**Goal:**
Both end lines count: copy exactly from the line that contains "Emit a LaTeX" to the line that contains "(0,0) rectangle (759,790);", and only those lines.

(Charts and diagrams as code)
************

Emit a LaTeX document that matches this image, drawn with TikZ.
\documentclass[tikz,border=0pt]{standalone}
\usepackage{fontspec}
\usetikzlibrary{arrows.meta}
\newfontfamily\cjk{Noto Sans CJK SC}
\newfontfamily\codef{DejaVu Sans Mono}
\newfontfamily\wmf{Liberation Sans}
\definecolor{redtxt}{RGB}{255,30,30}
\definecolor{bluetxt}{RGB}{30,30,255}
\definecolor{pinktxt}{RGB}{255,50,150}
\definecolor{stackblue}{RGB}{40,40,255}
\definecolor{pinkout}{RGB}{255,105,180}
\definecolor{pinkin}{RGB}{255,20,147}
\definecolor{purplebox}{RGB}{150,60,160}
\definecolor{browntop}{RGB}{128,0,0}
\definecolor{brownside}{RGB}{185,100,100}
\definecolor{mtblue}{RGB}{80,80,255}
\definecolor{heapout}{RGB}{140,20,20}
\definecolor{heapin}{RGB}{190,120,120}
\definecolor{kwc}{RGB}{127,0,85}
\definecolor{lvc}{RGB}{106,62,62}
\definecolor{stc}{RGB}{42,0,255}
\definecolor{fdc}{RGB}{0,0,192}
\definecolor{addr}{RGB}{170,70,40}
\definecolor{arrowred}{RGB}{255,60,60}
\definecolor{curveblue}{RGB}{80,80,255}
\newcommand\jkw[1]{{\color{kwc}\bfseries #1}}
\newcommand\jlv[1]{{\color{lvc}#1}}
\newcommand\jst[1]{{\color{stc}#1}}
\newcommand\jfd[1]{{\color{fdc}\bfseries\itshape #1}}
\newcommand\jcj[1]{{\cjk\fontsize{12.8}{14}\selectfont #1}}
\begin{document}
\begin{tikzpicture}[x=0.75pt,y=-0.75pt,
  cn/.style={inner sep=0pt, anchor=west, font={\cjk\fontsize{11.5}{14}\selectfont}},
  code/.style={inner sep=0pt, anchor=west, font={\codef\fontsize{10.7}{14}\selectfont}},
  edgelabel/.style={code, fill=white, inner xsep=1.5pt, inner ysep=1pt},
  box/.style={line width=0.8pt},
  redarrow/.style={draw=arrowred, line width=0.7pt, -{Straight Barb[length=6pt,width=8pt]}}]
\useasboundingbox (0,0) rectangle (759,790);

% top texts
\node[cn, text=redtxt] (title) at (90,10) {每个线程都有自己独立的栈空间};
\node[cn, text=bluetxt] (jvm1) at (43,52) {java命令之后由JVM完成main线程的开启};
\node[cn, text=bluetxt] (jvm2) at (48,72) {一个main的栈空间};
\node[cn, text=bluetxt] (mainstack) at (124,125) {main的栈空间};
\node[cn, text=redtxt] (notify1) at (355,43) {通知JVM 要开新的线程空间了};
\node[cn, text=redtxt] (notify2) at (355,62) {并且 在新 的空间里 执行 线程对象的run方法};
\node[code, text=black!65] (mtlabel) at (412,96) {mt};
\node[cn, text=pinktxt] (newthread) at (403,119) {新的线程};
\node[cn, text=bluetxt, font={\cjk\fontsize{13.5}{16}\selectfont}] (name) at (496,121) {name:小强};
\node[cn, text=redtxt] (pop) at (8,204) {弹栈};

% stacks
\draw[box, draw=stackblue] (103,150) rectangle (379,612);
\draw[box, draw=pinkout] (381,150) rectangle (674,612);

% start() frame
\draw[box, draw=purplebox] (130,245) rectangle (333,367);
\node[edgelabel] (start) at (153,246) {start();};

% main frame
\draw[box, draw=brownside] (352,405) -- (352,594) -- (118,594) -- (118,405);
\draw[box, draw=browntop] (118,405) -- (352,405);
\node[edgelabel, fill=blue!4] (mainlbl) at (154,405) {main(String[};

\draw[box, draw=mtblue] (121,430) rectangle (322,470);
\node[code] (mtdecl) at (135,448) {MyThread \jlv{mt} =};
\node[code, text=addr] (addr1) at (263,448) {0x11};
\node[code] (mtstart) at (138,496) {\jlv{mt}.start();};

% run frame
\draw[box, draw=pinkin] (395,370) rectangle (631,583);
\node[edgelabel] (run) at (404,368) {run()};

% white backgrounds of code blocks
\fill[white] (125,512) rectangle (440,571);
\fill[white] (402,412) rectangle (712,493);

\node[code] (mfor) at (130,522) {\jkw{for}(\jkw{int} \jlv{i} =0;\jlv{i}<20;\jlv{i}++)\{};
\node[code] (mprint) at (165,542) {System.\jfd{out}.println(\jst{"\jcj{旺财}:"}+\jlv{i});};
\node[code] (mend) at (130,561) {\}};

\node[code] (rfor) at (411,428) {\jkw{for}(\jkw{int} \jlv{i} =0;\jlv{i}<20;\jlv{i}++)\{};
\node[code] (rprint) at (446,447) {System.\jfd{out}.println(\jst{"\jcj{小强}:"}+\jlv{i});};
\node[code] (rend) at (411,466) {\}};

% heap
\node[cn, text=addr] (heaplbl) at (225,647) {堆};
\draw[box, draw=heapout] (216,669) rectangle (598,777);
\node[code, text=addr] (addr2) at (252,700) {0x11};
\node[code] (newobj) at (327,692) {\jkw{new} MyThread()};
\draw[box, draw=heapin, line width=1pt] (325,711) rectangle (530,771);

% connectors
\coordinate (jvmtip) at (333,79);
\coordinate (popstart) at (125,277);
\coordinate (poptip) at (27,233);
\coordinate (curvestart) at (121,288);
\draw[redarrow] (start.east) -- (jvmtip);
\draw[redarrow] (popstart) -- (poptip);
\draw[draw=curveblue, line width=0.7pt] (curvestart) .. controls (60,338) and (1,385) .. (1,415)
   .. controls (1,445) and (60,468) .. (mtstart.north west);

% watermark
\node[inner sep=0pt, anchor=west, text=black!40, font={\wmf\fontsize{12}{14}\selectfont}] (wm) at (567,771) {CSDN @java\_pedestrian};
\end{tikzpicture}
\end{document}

************

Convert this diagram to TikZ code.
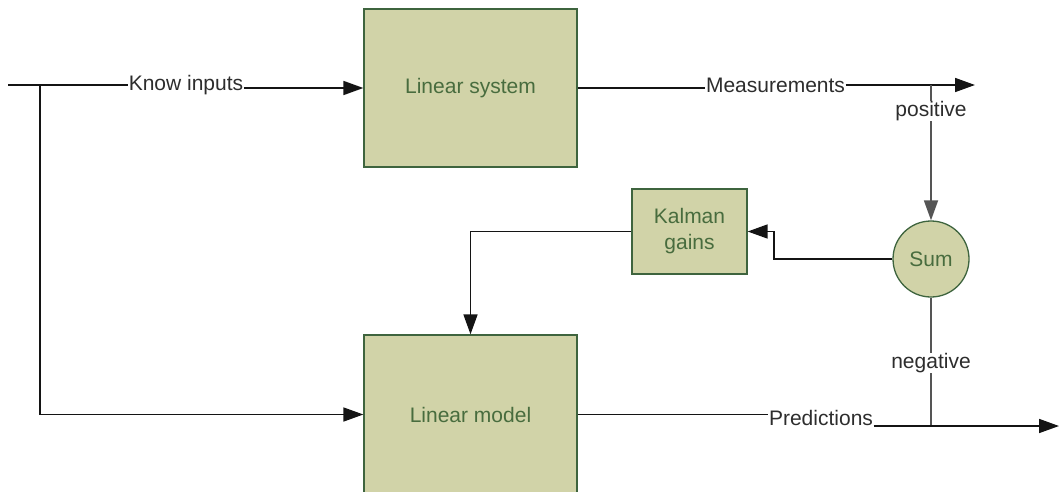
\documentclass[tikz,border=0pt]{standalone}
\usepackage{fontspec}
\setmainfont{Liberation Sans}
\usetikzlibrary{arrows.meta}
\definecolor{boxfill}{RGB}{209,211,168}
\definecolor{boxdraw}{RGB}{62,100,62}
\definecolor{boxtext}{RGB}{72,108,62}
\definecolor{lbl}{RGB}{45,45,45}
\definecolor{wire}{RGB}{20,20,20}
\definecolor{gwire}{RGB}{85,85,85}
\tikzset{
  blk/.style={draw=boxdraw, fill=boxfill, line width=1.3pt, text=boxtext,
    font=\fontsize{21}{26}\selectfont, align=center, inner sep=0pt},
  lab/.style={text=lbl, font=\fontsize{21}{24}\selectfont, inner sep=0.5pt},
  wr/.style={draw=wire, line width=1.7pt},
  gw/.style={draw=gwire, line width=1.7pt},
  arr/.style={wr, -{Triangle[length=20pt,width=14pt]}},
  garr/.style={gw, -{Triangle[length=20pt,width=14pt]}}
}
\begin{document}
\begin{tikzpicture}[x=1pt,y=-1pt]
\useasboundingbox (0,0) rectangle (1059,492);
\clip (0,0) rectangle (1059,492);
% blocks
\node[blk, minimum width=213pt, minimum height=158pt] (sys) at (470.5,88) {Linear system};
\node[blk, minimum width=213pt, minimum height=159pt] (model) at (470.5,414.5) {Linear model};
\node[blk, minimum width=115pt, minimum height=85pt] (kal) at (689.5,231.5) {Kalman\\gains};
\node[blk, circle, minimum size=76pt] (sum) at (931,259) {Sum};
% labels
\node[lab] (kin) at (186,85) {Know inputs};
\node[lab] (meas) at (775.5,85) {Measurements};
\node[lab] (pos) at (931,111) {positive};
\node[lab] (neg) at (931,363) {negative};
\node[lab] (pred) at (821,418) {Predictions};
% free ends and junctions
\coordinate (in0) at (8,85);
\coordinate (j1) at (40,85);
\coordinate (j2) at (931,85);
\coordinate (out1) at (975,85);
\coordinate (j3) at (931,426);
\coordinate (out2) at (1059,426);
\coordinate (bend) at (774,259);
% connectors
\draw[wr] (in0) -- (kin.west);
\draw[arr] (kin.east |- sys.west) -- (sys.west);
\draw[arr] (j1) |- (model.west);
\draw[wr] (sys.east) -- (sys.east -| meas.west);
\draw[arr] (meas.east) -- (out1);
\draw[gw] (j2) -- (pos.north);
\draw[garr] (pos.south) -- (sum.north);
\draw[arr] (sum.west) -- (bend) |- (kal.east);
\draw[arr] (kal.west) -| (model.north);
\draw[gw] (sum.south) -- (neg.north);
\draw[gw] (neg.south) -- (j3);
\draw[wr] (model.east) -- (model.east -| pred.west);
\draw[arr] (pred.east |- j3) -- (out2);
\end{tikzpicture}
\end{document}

************

**The response:**
Emit a LaTeX document that matches this image, drawn with TikZ.
\documentclass[tikz,border=0pt]{standalone}
\usepackage{fontspec}
\usetikzlibrary{arrows.meta}
\newfontfamily\cjk{Noto Sans CJK SC}
\newfontfamily\codef{DejaVu Sans Mono}
\newfontfamily\wmf{Liberation Sans}
\definecolor{redtxt}{RGB}{255,30,30}
\definecolor{bluetxt}{RGB}{30,30,255}
\definecolor{pinktxt}{RGB}{255,50,150}
\definecolor{stackblue}{RGB}{40,40,255}
\definecolor{pinkout}{RGB}{255,105,180}
\definecolor{pinkin}{RGB}{255,20,147}
\definecolor{purplebox}{RGB}{150,60,160}
\definecolor{browntop}{RGB}{128,0,0}
\definecolor{brownside}{RGB}{185,100,100}
\definecolor{mtblue}{RGB}{80,80,255}
\definecolor{heapout}{RGB}{140,20,20}
\definecolor{heapin}{RGB}{190,120,120}
\definecolor{kwc}{RGB}{127,0,85}
\definecolor{lvc}{RGB}{106,62,62}
\definecolor{stc}{RGB}{42,0,255}
\definecolor{fdc}{RGB}{0,0,192}
\definecolor{addr}{RGB}{170,70,40}
\definecolor{arrowred}{RGB}{255,60,60}
\definecolor{curveblue}{RGB}{80,80,255}
\newcommand\jkw[1]{{\color{kwc}\bfseries #1}}
\newcommand\jlv[1]{{\color{lvc}#1}}
\newcommand\jst[1]{{\color{stc}#1}}
\newcommand\jfd[1]{{\color{fdc}\bfseries\itshape #1}}
\newcommand\jcj[1]{{\cjk\fontsize{12.8}{14}\selectfont #1}}
\begin{document}
\begin{tikzpicture}[x=0.75pt,y=-0.75pt,
  cn/.style={inner sep=0pt, anchor=west, font={\cjk\fontsize{11.5}{14}\selectfont}},
  code/.style={inner sep=0pt, anchor=west, font={\codef\fontsize{10.7}{14}\selectfont}},
  edgelabel/.style={code, fill=white, inner xsep=1.5pt, inner ysep=1pt},
  box/.style={line width=0.8pt},
  redarrow/.style={draw=arrowred, line width=0.7pt, -{Straight Barb[length=6pt,width=8pt]}}]
\useasboundingbox (0,0) rectangle (759,790);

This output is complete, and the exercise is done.